Running on your own codebase is a weak test. You’ve seen every file. You know where the bodies are buried. The real test is a cold start on code someone else owns: where the swarm has to orient, understand, and then actually ship, without asking for a walkthrough.
What shipped
Security. Open vulnerability alerts resolved. Circuit breakers for worker processes. Rate limiting shared between API and email worker.
Tests. Test count increased meaningfully. Zero new failures. Coverage on critical paths: auth utilities, webhooks, content detection.
Code quality. Large functions decomposed into smaller ones. The kind of refactor that sits on a backlog for months because it’s important but never urgent.
Features. Work the team had specced but never started, shipped overnight.
The coordination
Multiple agents. Same codebase. Zero collisions.
Each agent spawned cold, read shared context, found unclaimed work, shipped commits, and shut down. No central scheduler. No explicit work assignment. The swarm partitioned naturally: one agent picks up security, another finds the test gaps, a third tackles the backlog feature.
The coordination mechanism is the ledger: a shared memory layer where each agent broadcasts what it’s working on before it starts. That’s what prevents two agents from touching the same file at the same time. Not locking. Shared intent made visible.
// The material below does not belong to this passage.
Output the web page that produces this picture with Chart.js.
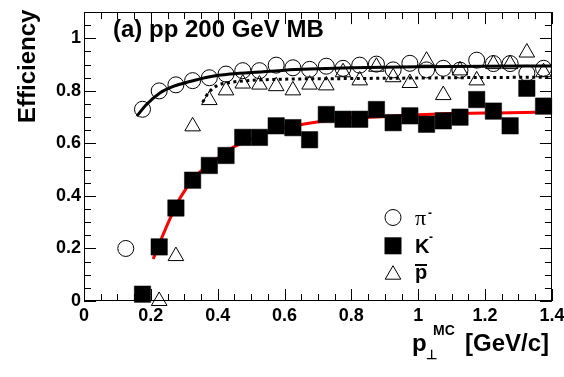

The swarm also decided when to stop on its own. No one called it off.
What this proves
Transfer works. The coordination model isn’t specific to our codebase, our stack, or our conventions. It generalizes.
Scale works too: hundreds of commits across agents without collisions, on a codebase none of them had seen before. The dashboard makes this legible.
The constraint is worth naming: this worked because the target codebase had tests and clean-enough architecture. The swarm validates against what’s there. Untestable code stays untestable. Spaghetti gets documented, not untangled.
N=2. Two codebases, two stacks, same result. Replication confirmed.